2. Any new piece of equipment such as a laptop, desktop, etc. when attempting to access the internet by Ethernet will need to open a browser to register the device. Once the browser is opened, a purple website is opened titled “Network Registration”. Click “Go” and to fill out the device description and accept the University’s network use policy.
Read the policy and then where it says “Device Description” enter “Clemson username and type of equipment (laptop, desktop) ie. – “your name” laptop ethernet. Then click “Accept” and restart the device.
Novell on Windows OS
The Novell client is used at Clemson to give user a seamless connection to network printers and network drives. In order to get drives, such as, the “H:, I:, R:, S:, T: and U: Drives”, a Novell login is required. Users can check to see if there is a successful Novell login by going to My Computer, look for the above referenced drives. If they do not appear, the Novell login was not successful and the user will need to retry the login in process again.
To do this, look down in the right-hand corner of the monitor, next to the clock. Locate the “white arrowhead”pointing up.Click on the arrowhead; a box with application icons will appear. Right-click on the red N, scroll up top and left-click on “Novell Login”. In the window that opens you can re-enter your username and password. Now check for the stated network drives.
If, after several attempts and the network drives still do not appear, there may be a technical issue. Please place a ticket for IT support into the TigerTracks ticketing system for help.
Connecting to Group Storage on non-Windows OS
If you need to mount a group storage share on your non-Windows desktop or laptop you will need to take the following steps. Neither Linux nor Mac OSs use the Novell client and generally mount shares via CIFS or Samba. To get the path necessary to create the mount you can go here. You will need to login in with your user ID and Clemson password. Once logged in you can click on the tan “My Central”. On that page there is a section “My Shared File Spaces”. Expanding that section will allow you to see all of your group storage and their relative drive paths. Use these to mount the drive as you normally would according to your OS.
To connect to these shares from off campus you will need to make a VPN connection.
VPN (Virtual Private Network): A network that uses a public telecommunication infrastructure, such as the Internet, to provide remote offices or individual users with secure access to their organization’s network.
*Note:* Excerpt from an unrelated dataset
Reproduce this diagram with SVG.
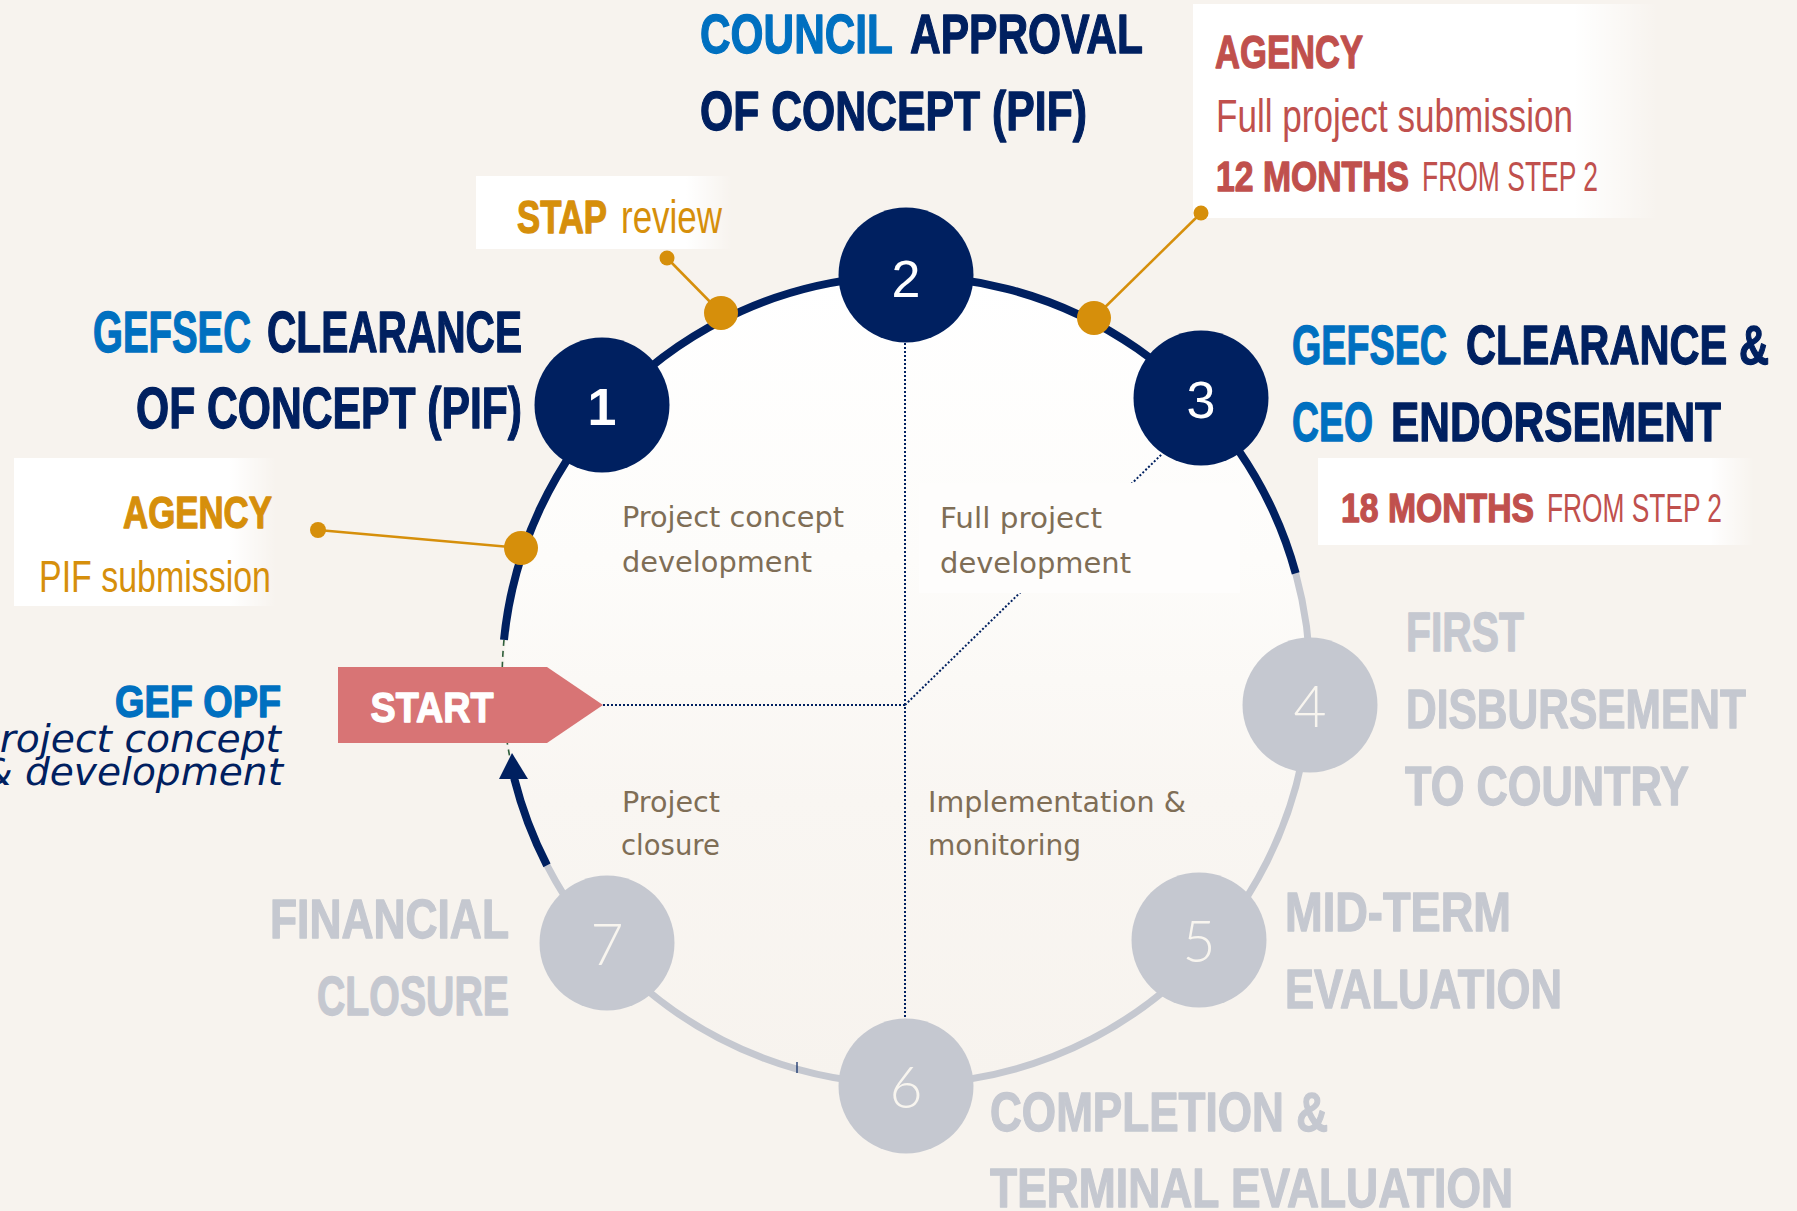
<svg xmlns="http://www.w3.org/2000/svg" width="1797" height="1211" viewBox="0 0 1797 1211">
<defs>
  <linearGradient id="inner" x1="0" y1="0" x2="0" y2="1">
    <stop offset="0" stop-color="#ffffff"/>
    <stop offset="0.35" stop-color="#fdfcfa"/>
    <stop offset="0.65" stop-color="#f9f6f2"/>
    <stop offset="1" stop-color="#f7f3ee"/>
  </linearGradient>
  <linearGradient id="fadeR" x1="0" y1="0" x2="1" y2="0">
    <stop offset="0" stop-color="#ffffff" stop-opacity="1"/>
    <stop offset="0.82" stop-color="#ffffff" stop-opacity="1"/>
    <stop offset="1" stop-color="#ffffff" stop-opacity="0"/>
  </linearGradient>
  <linearGradient id="fadeR2" x1="0" y1="0" x2="1" y2="0">
    <stop offset="0" stop-color="#ffffff" stop-opacity="1"/>
    <stop offset="0.9" stop-color="#ffffff" stop-opacity="1"/>
    <stop offset="1" stop-color="#ffffff" stop-opacity="0"/>
  </linearGradient>
  <style>
    .h{font-family:"Liberation Sans Narrow","Liberation Sans",Arial,sans-serif;font-weight:bold;stroke-width:1.3;stroke-linejoin:round;}
    .r{font-family:"Liberation Sans Narrow","Liberation Sans",Arial,sans-serif;font-weight:normal;stroke-width:0;}
    .body{font-family:"DejaVu Sans","Lato",sans-serif;font-size:29px;fill:#7f6e56;}
    .it{font-family:"DejaVu Sans","Liberation Sans",sans-serif;font-style:italic;font-size:37px;fill:#002060;}
    .blue{fill:#0070c0;stroke:#0070c0;}
    .navy{fill:#002060;stroke:#002060;}
    .red{fill:#c0504d;stroke:#c0504d;}
    .org{fill:#d68f0b;stroke:#d68f0b;}
    .grey{fill:#c5c8d0;stroke:#c5c8d0;}
    .white{fill:#ffffff;stroke:#ffffff;}
    .nd{fill:#002060;}
    .ng{fill:#c5c8d0;}
    .num{font-family:"Liberation Sans",Arial,sans-serif;font-size:52px;fill:#ffffff;text-anchor:middle;}
    .numg{font-family:"Lato","Liberation Sans",sans-serif;font-weight:300;font-size:57px;fill:#f8f5ef;text-anchor:middle;}
    .navyArc{fill:none;stroke:#002060;stroke-width:8;}
    .greyArc{fill:none;stroke:#c5c8d0;stroke-width:7;}
    .dot{fill:none;stroke:#002060;stroke-width:2;stroke-dasharray:2 2;}
    .call{stroke:#d68f0b;stroke-width:2.5;fill:none;}
  </style>
</defs>

<rect x="0" y="0" width="1797" height="1211" fill="#f7f3ee"/>

<!-- ring interior -->
<circle cx="906" cy="680" r="402" fill="url(#inner)"/>

<!-- label boxes -->
<rect x="476" y="176" width="256" height="73" fill="url(#fadeR)"/>
<rect x="1193" y="4" width="465" height="214" fill="url(#fadeR)"/>
<rect x="14" y="458" width="262" height="148" fill="url(#fadeR)"/>
<rect x="1318" y="458" width="436" height="87" fill="url(#fadeR2)"/>

<g id="connectors">
  <line class="dot" x1="905" y1="343" x2="905" y2="1019"/>
  <line class="dot" x1="603" y1="705" x2="905" y2="705"/>
  <line class="dot" x1="905" y1="705" x2="1162" y2="454"/>
  <path class="greyArc" d="M 1295.7 573.4 A 404 404 0 0 1 547.0 865.3"/>
  <path class="navyArc" d="M 504.0 639.9 A 404 404 0 0 1 1295.7 573.4"/>
  <path class="navyArc" d="M 514.2 778.4 A 404 404 0 0 0 547.0 865.3"/>
  <path d="M 504.0 639.9 A 404 404 0 0 0 510.0 758.0" fill="none" stroke="#2e5e3a" stroke-width="1.6" stroke-dasharray="6 5"/>
  <polygon points="512,753 499,779 528,779" fill="#002060"/>
  <line x1="797" y1="1062" x2="797" y2="1073" stroke="#002060" stroke-width="1.2"/>
  <line class="call" x1="667" y1="258" x2="721" y2="313"/>
  <circle cx="667" cy="258" r="7.5" fill="#d68f0b"/>
  <circle cx="721" cy="313" r="17" fill="#d68f0b"/>
  <line class="call" x1="1201" y1="213" x2="1094" y2="318"/>
  <circle cx="1201" cy="213" r="7.5" fill="#d68f0b"/>
  <circle cx="1094" cy="318" r="17" fill="#d68f0b"/>
  <line class="call" x1="318" y1="530" x2="521" y2="548"/>
  <circle cx="318" cy="530" r="8" fill="#d68f0b"/>
  <circle cx="521" cy="548" r="17" fill="#d68f0b"/>
</g>

<rect x="919" y="483" width="321" height="110" fill="#fefdfc"/>

<g id="start">
  <polygon points="338,667 547,667 603,705 547,743 338,743" fill="#d87475"/>
  <text class="h white" x="370.5" y="722" font-size="43" textLength="123" lengthAdjust="spacingAndGlyphs">START</text>
</g>

<g id="node1">
  <circle class="nd" cx="602" cy="405" r="67.5"/>
  <text class="num" x="602" y="425" font-weight="bold" font-size="55">1</text>
</g>
<g id="node2">
  <circle class="nd" cx="906" cy="275" r="67.5"/>
  <text class="num" x="906" y="297">2</text>
</g>
<g id="node3">
  <circle class="nd" cx="1201" cy="398" r="67.5"/>
  <text class="num" x="1201" y="418">3</text>
</g>
<g id="node4">
  <circle class="ng" cx="1310" cy="705" r="67.5"/>
  <text class="numg" x="1310" y="727">4</text>
</g>
<g id="node5">
  <circle class="ng" cx="1199" cy="940" r="67.5"/>
  <text class="numg" x="1199" y="962">5</text>
</g>
<g id="node6">
  <circle class="ng" cx="906" cy="1086" r="67.5"/>
  <text class="numg" x="906" y="1108">6</text>
</g>
<g id="node7">
  <circle class="ng" cx="607" cy="943" r="67.5"/>
  <text class="numg" x="607" y="965">7</text>
</g>

<g id="label2">
  <text class="h blue" x="700" y="53" font-size="56" textLength="193" lengthAdjust="spacingAndGlyphs">COUNCIL</text>
  <text class="h navy" x="910" y="53" font-size="56" textLength="233" lengthAdjust="spacingAndGlyphs">APPROVAL</text>
  <text class="h navy" x="700" y="130" font-size="56" textLength="387" lengthAdjust="spacingAndGlyphs">OF CONCEPT (PIF)</text>
</g>

<g id="label1">
  <text class="h blue" x="93" y="352" font-size="57" textLength="158" lengthAdjust="spacingAndGlyphs">GEFSEC</text>
  <text class="h navy" x="267" y="352" font-size="57" textLength="255" lengthAdjust="spacingAndGlyphs">CLEARANCE</text>
  <text class="h navy" x="136" y="428" font-size="57" textLength="386" lengthAdjust="spacingAndGlyphs">OF CONCEPT (PIF)</text>
</g>

<g id="label3">
  <text class="h blue" x="1292" y="364" font-size="56" textLength="155" lengthAdjust="spacingAndGlyphs">GEFSEC</text>
  <text class="h navy" x="1466" y="364" font-size="56" textLength="303" lengthAdjust="spacingAndGlyphs">CLEARANCE &amp;</text>
  <text class="h blue" x="1292" y="441" font-size="56" textLength="81" lengthAdjust="spacingAndGlyphs">CEO</text>
  <text class="h navy" x="1391" y="441" font-size="56" textLength="330" lengthAdjust="spacingAndGlyphs">ENDORSEMENT</text>
  <text class="h red" x="1341" y="522" font-size="40" textLength="193" lengthAdjust="spacingAndGlyphs">18 MONTHS</text>
  <text class="r red" x="1547" y="522" font-size="40" textLength="175" lengthAdjust="spacingAndGlyphs">FROM STEP 2</text>
</g>

<g id="stap">
  <text class="h org" x="517" y="233" font-size="46" textLength="90" lengthAdjust="spacingAndGlyphs">STAP</text>
  <text class="r org" x="621" y="233" font-size="46" textLength="101" lengthAdjust="spacingAndGlyphs">review</text>
</g>
<g id="agencyFull">
  <text class="h red" x="1215" y="68" font-size="46" textLength="148" lengthAdjust="spacingAndGlyphs">AGENCY</text>
  <text class="r red" x="1216" y="132" font-size="46" textLength="357" lengthAdjust="spacingAndGlyphs">Full project submission</text>
  <text class="h red" x="1216" y="191" font-size="42" textLength="193" lengthAdjust="spacingAndGlyphs">12 MONTHS</text>
  <text class="r red" x="1422" y="191" font-size="42" textLength="176" lengthAdjust="spacingAndGlyphs">FROM STEP 2</text>
</g>
<g id="agencyPIF">
  <text class="h org" x="123" y="528" font-size="45" textLength="149" lengthAdjust="spacingAndGlyphs">AGENCY</text>
  <text class="r org" x="39" y="592" font-size="44" textLength="232" lengthAdjust="spacingAndGlyphs">PIF submission</text>
</g>
<g id="opf">
  <text class="h blue" x="115" y="717" font-size="44" textLength="166" lengthAdjust="spacingAndGlyphs">GEF OPF</text>
  <text class="it" x="-24" y="752" textLength="305" lengthAdjust="spacingAndGlyphs">Project concept</text>
  <text class="it" x="-18" y="785" textLength="301" lengthAdjust="spacingAndGlyphs">&amp; development</text>
</g>

<g id="phases">
  <text class="body" x="622" y="527" textLength="222" lengthAdjust="spacingAndGlyphs">Project concept</text>
  <text class="body" x="622" y="572" textLength="190" lengthAdjust="spacingAndGlyphs">development</text>
  <text class="body" x="940" y="528" textLength="162" lengthAdjust="spacingAndGlyphs">Full project</text>
  <text class="body" x="940" y="573" textLength="191" lengthAdjust="spacingAndGlyphs">development</text>
  <text class="body" x="622" y="812" textLength="98" lengthAdjust="spacingAndGlyphs">Project</text>
  <text class="body" x="621" y="855" textLength="99" lengthAdjust="spacingAndGlyphs">closure</text>
  <text class="body" x="928" y="812" textLength="258" lengthAdjust="spacingAndGlyphs">Implementation &amp;</text>
  <text class="body" x="928" y="855" textLength="153" lengthAdjust="spacingAndGlyphs">monitoring</text>
</g>

<g id="label4">
  <text class="h grey" x="1406" y="651" font-size="55" textLength="118" lengthAdjust="spacingAndGlyphs">FIRST</text>
  <text class="h grey" x="1406" y="728" font-size="55" textLength="340" lengthAdjust="spacingAndGlyphs">DISBURSEMENT</text>
  <text class="h grey" x="1405" y="805" font-size="55" textLength="284" lengthAdjust="spacingAndGlyphs">TO COUNTRY</text>
</g>
<g id="label5">
  <text class="h grey" x="1285" y="931" font-size="55" textLength="226" lengthAdjust="spacingAndGlyphs">MID-TERM</text>
  <text class="h grey" x="1285" y="1008" font-size="55" textLength="277" lengthAdjust="spacingAndGlyphs">EVALUATION</text>
</g>
<g id="label6">
  <text class="h grey" x="990" y="1131" font-size="55" textLength="338" lengthAdjust="spacingAndGlyphs">COMPLETION &amp;</text>
  <text class="h grey" x="990" y="1207" font-size="55" textLength="523" lengthAdjust="spacingAndGlyphs">TERMINAL EVALUATION</text>
</g>
<g id="label7">
  <text class="h grey" x="270" y="938" font-size="55" textLength="239" lengthAdjust="spacingAndGlyphs">FINANCIAL</text>
  <text class="h grey" x="317" y="1015" font-size="55" textLength="192" lengthAdjust="spacingAndGlyphs">CLOSURE</text>
</g>
</svg>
VPN users can exchange data securely, as if inside an internal network although they are not directly interconnected.
Clemson University uses the Cisco AnyConnect Client in order to allow faculty, staff, graduate students and undergraduate students with valid user IDs, secure access to the network. To connect to Clemson via VPN you must install the client located at cuvpn.clemson.edu. For smartphones and tablets you will need to go to the appropriate App store and download the free Cisco AnyConnect client.
For visitors to Clemson’s campus, Clemson has a wireless network for all campus guest which is broadcasted as “clemsonguest”. The network is a provisioned based solution, meaning that a UserID and Password have to be generated in order to gain access to the network.
There are two methods of provisioning a guest.
Clemson provides a guest wireless network for non-Clemson users to connect to while on campus.
To connect, please do the following steps:
- Open your wireless connections and click “clemsonguest”
- Wait for a dialog box to pop up with a checkbox to accept the terms. Please read through the terms, then you must check the box to agree and press login:
If this does not pop up automatically, you may need to manually open your web browser and try to navigate to a webpage before it will redirect you here.
- You may also get a warning when connecting. Press Continue to accept the wireless certificate and connect to the network.
- Once you click that, you should see that you are successfully connected.